“2nd day at the human rights forum: I managed to get in this time! Everyone had access, actually. The organizers were smart enough to abandon this ridiculous badge requirement. It was a relief to everyone, staff and visitors alike. Serious problems of logistics, however, are still present: very little information for visitors. No clear protocols, as a typical example, no one has explained to foreigners that they could have a head-set to receive instantaneous translation, no clear indications on where/how/when the shuttles were running, etc.
Also the fact that the staff did its best has been confirmed. I was told that among the staff there were some professionals, but also students and young volunteers.
I attended two panel discussions, the first was on defenders of human rights. From this session, I particularly retained the central idea raised by a Palestinian worker: We need to expand the definition of defender of human rights so that it no longer remains the prerogative only of those who have made it their profession, which reiterates exactly what I said in the comments of my previous day’s journal. Beyond this idea and during the question and answer period, several Moroccans intervened to say that there were many violations of human rights in Morocco and there were regressions that caused significant concern; the case of blocking of the AMDH activities was mentioned, Wafaa Sharaf’s case was mentioned, and Anouzla Ali was mentioned too. Others intervened to say that today more than ever, at the global level, we need concrete action, and some even asked what was done specifically for those issues raised at the first human rights forum held in Brasilia?
I attended another conference concerning protection of journalists. One of the first things that struck me was the absence of a single journalist on the panel of speakers.
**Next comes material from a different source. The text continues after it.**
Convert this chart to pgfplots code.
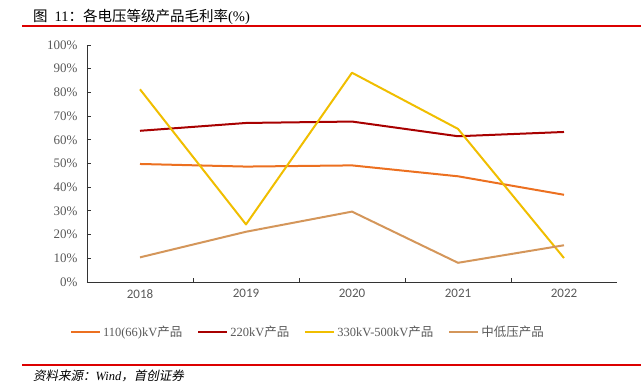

It reminds me a little of those conferences that focus on women’s rights, and where there are no women among the participants.The three Moroccans among the six panel members were Youness Mujahid (Secretary General of Nationl Union of Moroccan Press), Mustapha EL KHALFI (Minister of Communication and spokesperson of the government) AND Mustapha IRAQI of the CNDH. It was a very dull and uninteresting round table. Younes Mujahid has engaged in an empty verbal exercise. Mustapha EL KHALFI presented a politically correct discourse without any factual basis (yes there are violations of journalists’ rights in Morocco, yes it is a real problem, it has to be changed, we need better means of identifying journalists who are threatened and/or abused, we have to accompany journalists so they know how toi prepare their case for legal complaints, etc.). What was unfortunate is that those in attendance did not have the opportunity to ask questions and thus create a real debate. We were told that we could ask questions after the second round table … Otherwise, remaining speakers reminded the audience of how dangerous it was to be a journalist these days, and that in 2014 alone, there were already around 100 journalists murdered. In addition, I met a lot of very interesting young men, some of whom I knew, some not. Ex-Mamfakinch members, bloggers, individuals from Anfass … etc. With all these people we thought that if we were brave enough, we would write a small report about this MFHR. We’ll see if we’ll be able to do so …
I can not finish this eye-witness account without mentioning the rain inundating our country. I got a glimpse of the conditions here in Marrakech. In the Ouarzazate region, two of my uncles lost their homes, completely destroyed by water. I saw photos of Sidi Ifni today … Were the citizens evacuated in advance? Have the special forces moved in there? Were dangerous roadways blocked? Were places to receive these devastated people prepared? … Because we have the means for knowing in advance during which periods heavy rains will fall, and how serious the rainfall will be (it is with this that we decided to offer the “rogatory prayers” right?), it would be nice if these tools were actually utilized in order to anticipate such disasters, and save the lives of citizens, without which the liability of the State must be fully engaged. So much for the second eye-witness account of this day. Tomorrow I am speaking at a roundtable with the CNDP, I do not know if I’ll suddenly be able to visit many workshops/conferences.”